Comparison of the inhibition mechanisms of five types of inhibitors on spontaneous coal combustion

Summary Five inhibitors—Zn/Mg/Al‐CO3 layered double hydroxides (LDHs), thermosensitive hydrogel (P(NIPA‐co‐SA)), diammonium phosphate ((NH4)2HPO4), sodium phosphate (Na3PO4), and magnesium chloride (MgCl2)—commonly used to forestall the spontaneous combustion of anthracite and coke coal were investigated in this study, and the inhibition effects were quantified. According to the results of thermogravimetry, differential scanning calorimetry, Fourier transform infrared spectroscopy, and kinetic analysis, Zn/Mg/Al‐CO3‐LDHs, P(NIPA‐co‐SA), and (NH4)2HPO4 all exert substantial inhibiting effects on anthracite and coke coal.
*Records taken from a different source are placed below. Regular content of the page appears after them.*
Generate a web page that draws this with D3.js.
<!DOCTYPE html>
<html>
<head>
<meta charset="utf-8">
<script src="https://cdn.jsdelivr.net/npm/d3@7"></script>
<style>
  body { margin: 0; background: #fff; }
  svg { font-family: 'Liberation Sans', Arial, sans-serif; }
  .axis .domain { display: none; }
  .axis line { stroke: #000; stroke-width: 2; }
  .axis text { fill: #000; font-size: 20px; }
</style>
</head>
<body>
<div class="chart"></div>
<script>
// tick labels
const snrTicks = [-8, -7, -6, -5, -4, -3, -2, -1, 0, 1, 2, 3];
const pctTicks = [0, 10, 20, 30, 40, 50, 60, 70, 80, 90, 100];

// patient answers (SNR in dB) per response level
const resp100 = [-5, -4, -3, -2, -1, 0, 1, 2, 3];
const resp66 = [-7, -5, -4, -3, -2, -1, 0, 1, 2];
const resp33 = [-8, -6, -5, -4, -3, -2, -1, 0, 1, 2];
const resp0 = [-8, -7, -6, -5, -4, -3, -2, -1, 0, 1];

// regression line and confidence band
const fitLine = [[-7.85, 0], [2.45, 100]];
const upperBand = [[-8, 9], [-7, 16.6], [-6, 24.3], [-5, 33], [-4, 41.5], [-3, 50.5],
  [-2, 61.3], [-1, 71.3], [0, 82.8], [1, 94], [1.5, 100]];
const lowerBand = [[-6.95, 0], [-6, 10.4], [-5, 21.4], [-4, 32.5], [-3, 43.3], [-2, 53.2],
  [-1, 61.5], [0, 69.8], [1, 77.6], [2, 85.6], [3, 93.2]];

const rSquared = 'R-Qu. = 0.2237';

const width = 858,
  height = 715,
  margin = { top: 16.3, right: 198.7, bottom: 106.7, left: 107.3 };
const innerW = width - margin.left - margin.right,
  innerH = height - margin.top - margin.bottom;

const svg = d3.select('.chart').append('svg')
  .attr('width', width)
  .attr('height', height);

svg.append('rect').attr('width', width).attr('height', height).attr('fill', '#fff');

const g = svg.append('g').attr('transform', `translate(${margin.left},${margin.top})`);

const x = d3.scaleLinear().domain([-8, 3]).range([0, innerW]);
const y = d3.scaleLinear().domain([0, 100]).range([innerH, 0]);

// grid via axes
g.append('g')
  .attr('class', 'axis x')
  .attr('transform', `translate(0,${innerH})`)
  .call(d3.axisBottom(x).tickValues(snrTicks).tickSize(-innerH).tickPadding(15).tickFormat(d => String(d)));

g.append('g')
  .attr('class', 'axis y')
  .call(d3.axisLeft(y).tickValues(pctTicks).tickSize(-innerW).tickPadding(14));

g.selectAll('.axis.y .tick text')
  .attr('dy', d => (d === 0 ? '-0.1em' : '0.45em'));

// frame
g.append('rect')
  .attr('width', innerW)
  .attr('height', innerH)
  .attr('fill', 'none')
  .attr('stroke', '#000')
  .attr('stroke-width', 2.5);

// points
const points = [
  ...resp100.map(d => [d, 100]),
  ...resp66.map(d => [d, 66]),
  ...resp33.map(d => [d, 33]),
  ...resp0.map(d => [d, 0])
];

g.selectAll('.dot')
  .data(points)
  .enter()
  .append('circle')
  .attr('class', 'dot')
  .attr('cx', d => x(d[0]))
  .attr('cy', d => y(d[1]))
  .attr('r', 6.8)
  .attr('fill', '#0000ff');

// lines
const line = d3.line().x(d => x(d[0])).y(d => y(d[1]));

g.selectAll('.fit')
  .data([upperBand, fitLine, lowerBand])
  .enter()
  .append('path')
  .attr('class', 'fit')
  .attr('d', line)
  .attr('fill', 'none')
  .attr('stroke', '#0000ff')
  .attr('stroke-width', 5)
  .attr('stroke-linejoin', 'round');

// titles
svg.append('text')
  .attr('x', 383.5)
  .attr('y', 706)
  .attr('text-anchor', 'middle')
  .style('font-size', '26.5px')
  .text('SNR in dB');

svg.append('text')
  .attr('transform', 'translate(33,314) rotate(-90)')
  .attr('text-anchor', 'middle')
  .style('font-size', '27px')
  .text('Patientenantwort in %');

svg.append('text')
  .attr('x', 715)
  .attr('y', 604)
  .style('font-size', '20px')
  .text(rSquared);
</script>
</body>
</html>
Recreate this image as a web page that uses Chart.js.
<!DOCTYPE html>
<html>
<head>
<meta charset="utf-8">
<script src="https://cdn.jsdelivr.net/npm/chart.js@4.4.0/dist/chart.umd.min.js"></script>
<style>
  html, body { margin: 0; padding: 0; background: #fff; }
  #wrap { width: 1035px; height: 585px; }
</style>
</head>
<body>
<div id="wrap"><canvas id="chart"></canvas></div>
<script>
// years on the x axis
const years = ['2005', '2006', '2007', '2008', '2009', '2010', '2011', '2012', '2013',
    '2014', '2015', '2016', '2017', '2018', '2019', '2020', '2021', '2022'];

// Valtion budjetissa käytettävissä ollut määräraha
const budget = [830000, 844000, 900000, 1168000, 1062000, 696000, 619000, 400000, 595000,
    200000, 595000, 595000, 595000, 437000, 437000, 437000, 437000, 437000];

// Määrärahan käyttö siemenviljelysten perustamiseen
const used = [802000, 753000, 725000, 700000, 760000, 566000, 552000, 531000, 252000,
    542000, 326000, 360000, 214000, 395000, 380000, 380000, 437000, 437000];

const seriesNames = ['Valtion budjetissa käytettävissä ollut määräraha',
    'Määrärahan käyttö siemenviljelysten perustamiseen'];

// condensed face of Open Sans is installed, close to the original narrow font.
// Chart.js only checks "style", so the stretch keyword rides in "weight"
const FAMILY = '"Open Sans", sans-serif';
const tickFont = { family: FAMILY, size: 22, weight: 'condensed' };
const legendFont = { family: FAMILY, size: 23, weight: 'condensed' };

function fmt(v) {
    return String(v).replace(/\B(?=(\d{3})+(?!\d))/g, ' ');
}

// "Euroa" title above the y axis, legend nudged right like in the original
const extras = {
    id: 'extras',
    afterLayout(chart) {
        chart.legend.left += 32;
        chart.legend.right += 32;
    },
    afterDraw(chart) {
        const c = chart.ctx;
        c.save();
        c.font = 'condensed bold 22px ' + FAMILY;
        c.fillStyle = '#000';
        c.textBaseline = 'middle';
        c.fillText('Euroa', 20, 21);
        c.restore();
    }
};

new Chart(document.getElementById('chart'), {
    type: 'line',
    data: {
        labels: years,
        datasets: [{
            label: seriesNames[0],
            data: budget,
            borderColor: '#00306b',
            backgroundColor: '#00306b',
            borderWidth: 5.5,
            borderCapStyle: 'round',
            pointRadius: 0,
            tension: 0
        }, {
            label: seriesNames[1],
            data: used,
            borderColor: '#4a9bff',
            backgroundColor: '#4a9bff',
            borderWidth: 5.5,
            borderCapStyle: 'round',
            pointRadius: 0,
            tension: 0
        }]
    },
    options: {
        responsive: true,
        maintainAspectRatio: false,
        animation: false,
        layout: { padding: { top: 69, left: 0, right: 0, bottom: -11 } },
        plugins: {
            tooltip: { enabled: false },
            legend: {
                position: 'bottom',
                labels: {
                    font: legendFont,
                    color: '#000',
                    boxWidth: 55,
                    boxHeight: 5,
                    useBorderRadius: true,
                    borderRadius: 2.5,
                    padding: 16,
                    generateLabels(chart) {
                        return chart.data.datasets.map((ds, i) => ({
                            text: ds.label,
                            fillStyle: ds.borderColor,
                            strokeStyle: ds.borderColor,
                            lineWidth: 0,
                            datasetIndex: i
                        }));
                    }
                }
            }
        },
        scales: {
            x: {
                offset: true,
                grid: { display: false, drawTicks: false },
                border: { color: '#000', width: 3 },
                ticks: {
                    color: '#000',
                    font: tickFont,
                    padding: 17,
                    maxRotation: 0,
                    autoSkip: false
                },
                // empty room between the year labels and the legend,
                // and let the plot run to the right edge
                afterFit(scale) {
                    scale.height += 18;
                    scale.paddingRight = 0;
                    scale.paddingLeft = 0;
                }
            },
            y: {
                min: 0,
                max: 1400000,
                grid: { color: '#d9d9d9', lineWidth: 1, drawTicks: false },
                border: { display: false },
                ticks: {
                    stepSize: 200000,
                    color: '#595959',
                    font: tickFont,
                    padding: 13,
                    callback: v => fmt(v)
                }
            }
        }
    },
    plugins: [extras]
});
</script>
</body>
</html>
Specifically, P(NIPA‐co‐SA) was altered during the liquid‐to‐gel phase, which isolated the oxygen from the coal surface and produced an endothermic reaction that decreased the environmental temperature; this reaction further inhibited spontaneous combustion. Conversely, MgCl2 promoted a combustion reaction and reduced the apparent activation energy of coal, increasing the risk of spontaneous combustion. This study provides a reference for selecting suitable inhibitors to prevent the spontaneous combustion of coal. Inhibition ability of 2 types of self‐prepared and 3 types of commercial inhibitors were determined as a prevention mechanism of coal spontaneous combustion. Zn/Mg/Al‐CO3‐LDHs and coke coal(NH4)2HPO4 had effective inhibition ability. STA technique as advanced thermal analysis method identified the inhibition mechanism of coal spontaneous combustion.